Given that this corner of the web is named for Jean-Paul Sartre, I thought it would make sense to take a moment to address the ideas of the man himself.  One of Sartre’s best known and arguably most importnant concepts is that of Bad Faith.  Bad Faith is, at its core, a form of self-deception made possible by the very freedom it denies.  It is the use of freedom (freedom being inescapable) to deceive oneself into believing one is not free, and/or not responsible for a choice.  One of the favorite examples of existentialist philosophy professors is of a young man in occupied France who comes to Sartre to ask for advice: should he join the resistance, or stay at home to take care of his mother?  The young man acts as though he is earnestly seeking advice, but as Sartre points out, the young man is well aware that Sartre himself is a supporter of the resistance.  The young man therefore knows that Sartre will advise him to join the resistance.  He came seeking the advice he wanted in an effort to convince himself that his choice was not his, but Sartre’s.  Had he not wanted to join the resistance, he would have asked for the advice of a collaborator.  The young man has used his freedom to orchestrate a situation in which he can deny his freedom and his own inner knowledge that he has decieved himself.  In Dostoevsky’s Notes From Underground, the protagonist observes that all the works of man have been to convince himself that he is a man and not a piano key (ie that he is free, not determined, in his purpose).  In the case of Bad Faith, it is exactly the opposite; the individual seeks to convince himself that he is not free, but must use his freedom to do so.

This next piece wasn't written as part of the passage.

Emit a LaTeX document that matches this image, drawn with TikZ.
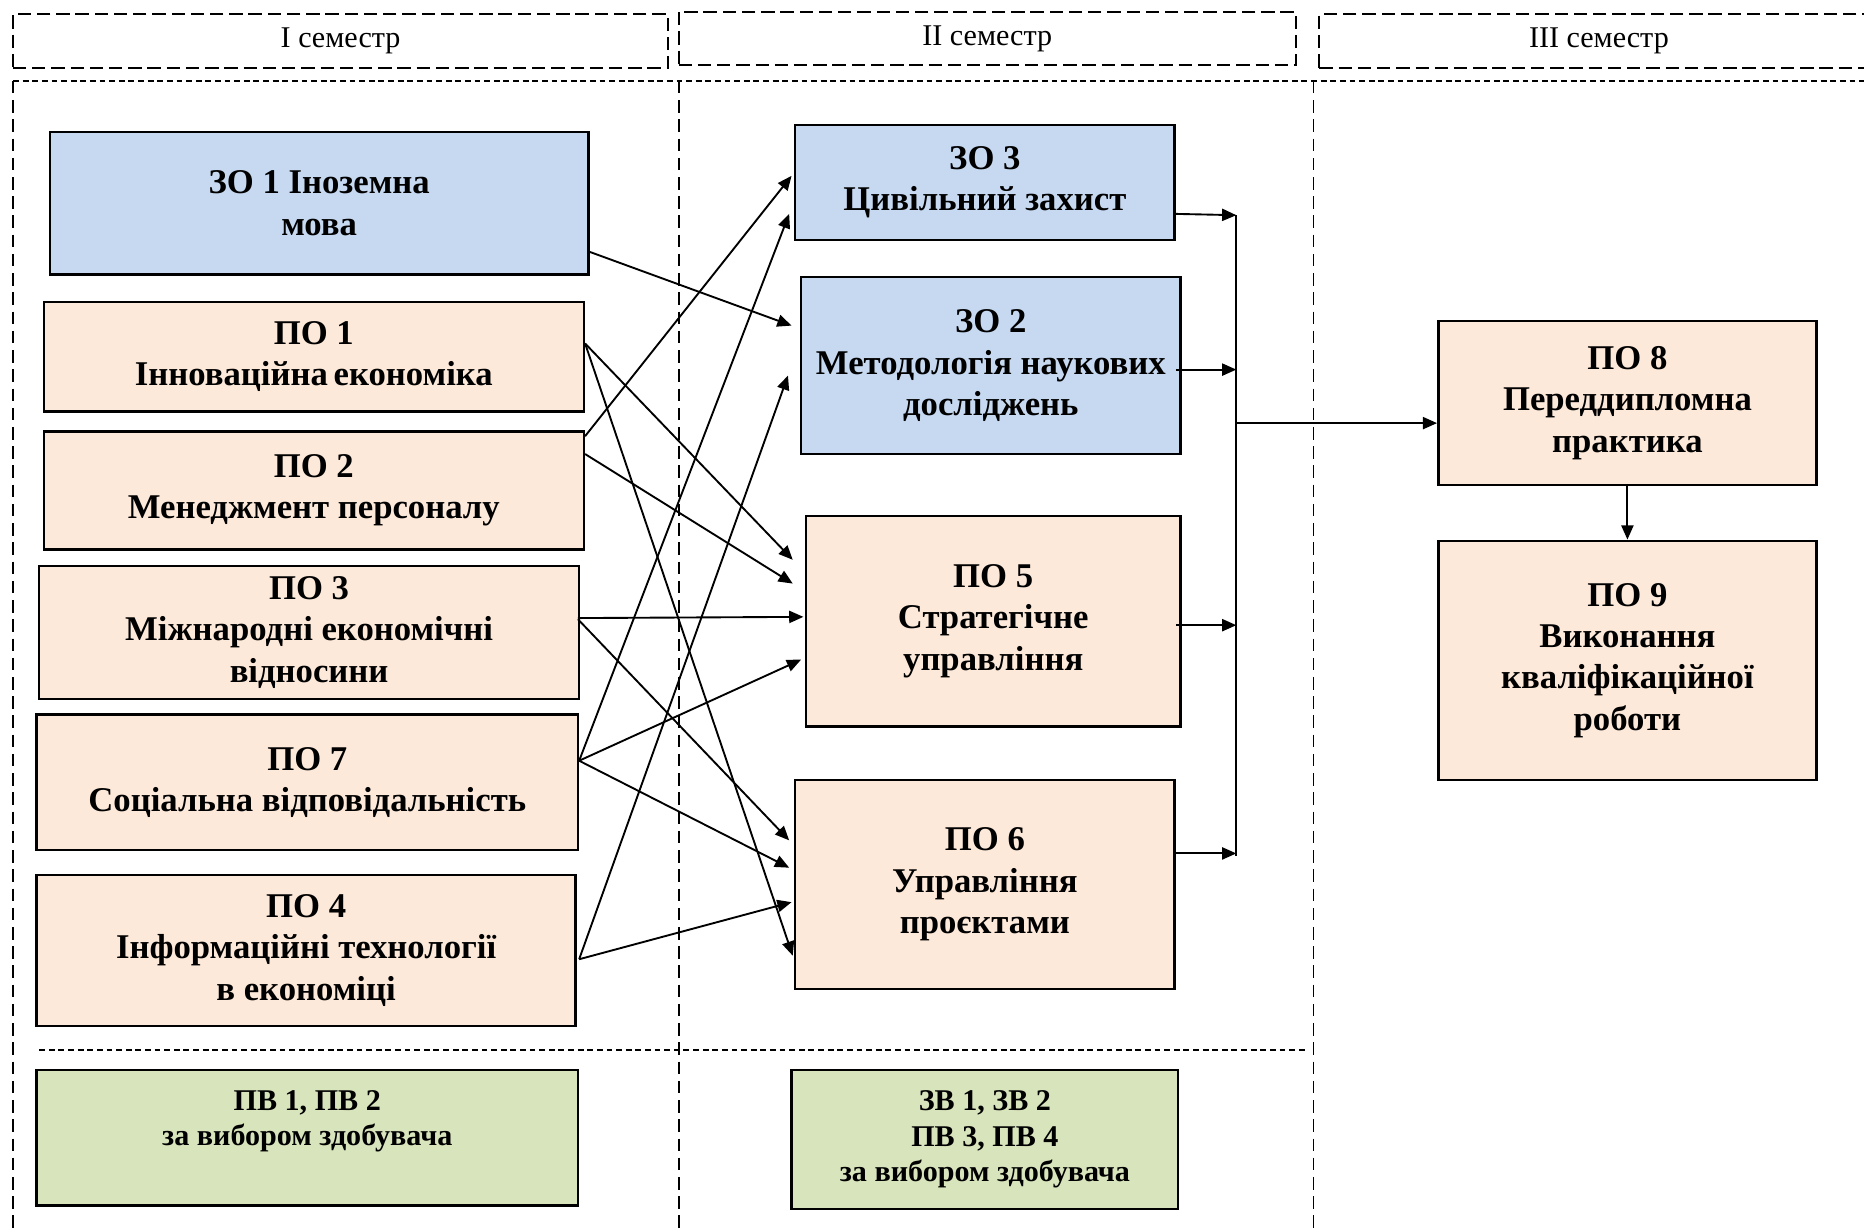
\documentclass[tikz,border=0pt]{standalone}
\usepackage{fontspec}
\setmainfont{Liberation Serif}
\usetikzlibrary{arrows.meta,calc}
\definecolor{blueFill}{RGB}{198,217,241}
\definecolor{peachFill}{RGB}{253,233,217}
\definecolor{greenFill}{RGB}{216,228,188}

\begin{document}
\begin{tikzpicture}[%%
  x=0.01cm,y=-0.01cm,%%
  boxStyle/.style={draw=black,line width=0.6pt,inner sep=0pt,align=center,%%
    font=\bfseries\fontsize{8.3}{9.9}\selectfont},%%
  blueBox/.style={boxStyle,fill=blueFill},%%
  peachBox/.style={boxStyle,fill=peachFill},%%
  greenBox/.style={boxStyle,fill=greenFill},%%
  smallText/.style={align=center,inner sep=0pt,font=\bfseries\fontsize{7.2}{8.4}\selectfont},%%
  headStyle/.style={draw=black,line width=0.45pt,dash pattern=on 3.2pt off 1.4pt,%%
    inner sep=0pt,font=\fontsize{7.2}{8.6}\selectfont},%%
  fineDash/.style={line width=0.4pt,dash pattern=on 1.4pt off 0.9pt},%%
  longDash/.style={line width=0.4pt,dash pattern=on 3pt off 1.6pt},%%
  arrowStyle/.style={-{Triangle[length=3.4pt,width=2.9pt]},line width=0.45pt}%%
]
%%
\useasboundingbox (0,0) rectangle (1568,1035);
%%
\pgfmathsetmacro{\xlow}{11}
\pgfmathsetmacro{\xmid}{571}
\pgfmathsetmacro{\xright}{1105}
\pgfmathsetmacro{\ytop}{68}
\pgfmathsetmacro{\ysplit}{883}
\pgfmathsetmacro{\ybottom}{1035}
%%
%% Semester headers.
\node[headStyle,minimum width=5.51cm,minimum height=0.45cm] (semOne) at (286.5,34.5) {I семестр};
\node[headStyle,minimum width=5.19cm,minimum height=0.45cm] (semTwo) at (830.5,32.5) {II семестр};
\node[headStyle,minimum width=4.70cm,minimum height=0.45cm] (semThree) at (1345,34.5) {III семестр};
%%
%% The dashed grid.
\draw[fineDash] (\xlow,\ytop) -- (1568,\ytop);
\draw[longDash] (\xlow,\ytop) -- (\xlow,\ybottom);
\draw[longDash] (\xmid,\ytop) -- (\xmid,\ybottom);
\draw[longDash] (\xright,\ytop) -- (\xright,\ybottom);
\draw[fineDash] (33,\ysplit) -- (1100,\ysplit);
%%
%% First semester.
\node[blueBox,minimum width=4.53cm,minimum height=1.20cm] (zo1) at (268.5,171) {ЗО 1 Іноземна\\мова};
\node[peachBox,minimum width=4.54cm,minimum height=0.92cm] (po1) at (264,300) {ПО 1\\Інноваційна\,економіка};
\node[peachBox,minimum width=4.54cm,minimum height=0.99cm] (po2) at (264,412.5) {ПО 2\\Менеджмент персоналу};
\node[peachBox,minimum width=4.54cm,minimum height=1.12cm] (po3) at (260,532) {ПО 3\\Міжнародні економічні\\відносини};
\node[peachBox,minimum width=4.55cm,minimum height=1.14cm] (po7) at (258.5,658) {ПО 7\\Соціальна відповідальність};
\node[peachBox,minimum width=4.53cm,minimum height=1.27cm] (po4) at (257.5,799.5) {ПО 4\\Інформаційні технології\\в економіці};
\node[greenBox,minimum width=4.55cm,minimum height=1.14cm] (pv) at (258.5,957) {};
\node[smallText] (pvText) at ($(pv.north)+(0,44)$) {ПВ 1, ПВ 2\\за вибором здобувача};
%%
%% Second semester.
\node[blueBox,minimum width=3.19cm,minimum height=0.97cm] (zo3) at (828.5,153.5) {ЗО 3\\Цивільний захист};
\node[blueBox,minimum width=3.19cm,minimum height=1.49cm] (zo2) at (833.5,307.5) {ЗО 2\\Методологія наукових\\досліджень};
\node[peachBox,minimum width=3.15cm,minimum height=1.77cm] (po5) at (835.5,522.5) {ПО 5\\Стратегічне\\управління};
\node[peachBox,minimum width=3.19cm,minimum height=1.76cm] (po6) at (828.5,744) {ПО 6\\Управління\\проєктами};
\node[greenBox,minimum width=3.25cm,minimum height=1.17cm,font=\bfseries\fontsize{7.2}{8.5}\selectfont] (zv)
  at (828.5,958.5) {ЗВ 1, ЗВ 2\\ПВ 3, ПВ 4\\за вибором здобувача};
%%
%% Third semester.
\node[peachBox,minimum width=3.18cm,minimum height=1.38cm] (po8) at (1369,339) {ПО 8\\Переддипломна\\практика};
\node[peachBox,minimum width=3.18cm,minimum height=2.01cm] (po9) at (1369,555.5) {ПО 9\\Виконання\\кваліфікаційної\\роботи};
%%
%% Links from the first semester to the second.
\draw[arrowStyle] ($(zo1.north east)+(0,102)$) -- ($(zo2.north west)+(-7,42)$);
\draw[arrowStyle] ($(po1.north east)+(0,36)$) -- ($(po5.north west)+(-10,38)$);
\draw[arrowStyle] ($(po1.north east)+(0,36)$) -- ($(po6.north west)+(-1,149)$);
\draw[arrowStyle] ($(po2.north east)+(0,5)$) -- ($(zo3.north west)+(-2,44)$);
\draw[arrowStyle] ($(po2.north east)+(0,20)$) -- ($(po5.north west)+(-10,58)$);
\draw[arrowStyle] ($(po3.north east)+(-2,45)$) -- ($(po5.north west)+(-1,86)$);
\draw[arrowStyle] ($(po3.north east)+(-2,46)$) -- ($(po6.north west)+(-4,52)$);
\draw[arrowStyle] ($(po7.north east)+(0,40)$) -- ($(zo3.north west)+(-4,76)$);
\draw[arrowStyle] ($(po7.north east)+(0,40)$) -- ($(po5.north west)+(-3,122)$);
\draw[arrowStyle] ($(po7.north east)+(0,40)$) -- ($(po6.north west)+(-4,75)$);
\draw[arrowStyle] ($(po4.north east)+(2,72)$) -- ($(zo2.north west)+(-10,84)$);
\draw[arrowStyle] ($(po4.north east)+(2,72)$) -- ($(po6.north west)+(-2,104)$);
%%
%% Collector line towards the third semester.
\coordinate (busTop) at (1040,181);
\coordinate (busBottom) at (1040,720);
\coordinate (zo3Out) at ($(zo3.north east)+(0,76)$);
\coordinate (zo2Out) at ($(zo2.north east)+(-5,79)$);
\coordinate (po5Out) at ($(po5.north east)+(-5,93)$);
\coordinate (po6Out) at ($(po6.north east)+(0,63)$);
\coordinate (po8In) at ($(po8.north west)+(0,87)$);
\draw[line width=0.45pt] (busTop) -- (busBottom);
\draw[arrowStyle] (zo3Out) -- (busTop);
\draw[arrowStyle] (zo2Out) -- (zo2Out -| busTop);
\draw[arrowStyle] (po5Out) -- (po5Out -| busTop);
\draw[arrowStyle] (po6Out) -- (po6Out -| busTop);
\draw[arrowStyle] (busTop |- po8In) -- (po8In);
\draw[arrowStyle] (po8.south) -- (po9.north);
\end{tikzpicture}
\end{document}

If anyone reads the above and immediately thinks “Hey, that sounds a lot like the “lesser evilism” that characterizes American elections,” guess what – you’re exactly correct.  Lesser evilism, along with all the faux concern and hand wringing attached to it by the mainstream media, is a national exercise in Bad Faith.  By engaging in lesser evilism, we engage a two party duopoly that does not have our interests in mind.  This by itself is not Bad Faith; we even acknowledge the inadequacy of the two party system by noting that we seek the lesser evil.  There is no pretension that we are doing the right thing.  No, this practice becomes Bad Faith because by engaging in it, we implicitly deny that there are choices outside of the established system.  Acting on this self-imposed denial, we then throw our hands in the air and proclaim “Well, what can you do?”  We get to “admit” that the system is flawed, which only helps us convince ourselves that we have no choice but to go along.  Of course we have no choice, right?  If we did, clearly we wouldn’t choose evil at all!  We’ve constructed a national self deception by choosing to heed the advice, both explicit and implicit, of a system that offers us only evil options.  We act in Bad Faith just like Sartre’s young friend.  We use our inescapable freedom in an attempt to deny that we are free and responsible for the walking garbage for which we vote, then we refuse to admit it.  This is like asking a loan shark for financial advice, getting your legs broken when you can’t repay the loan he advised you to take, then asking him for another loan because he told you there was nowhere else to go.  Most people would easily recognize this as the behavior of a total moron, but in election years it’s “pragmatism.”  This is, of course, exactly the behavior our political elite loves to see.  How else can we maintain a plutocratic oligarchy in the skin of a representative government?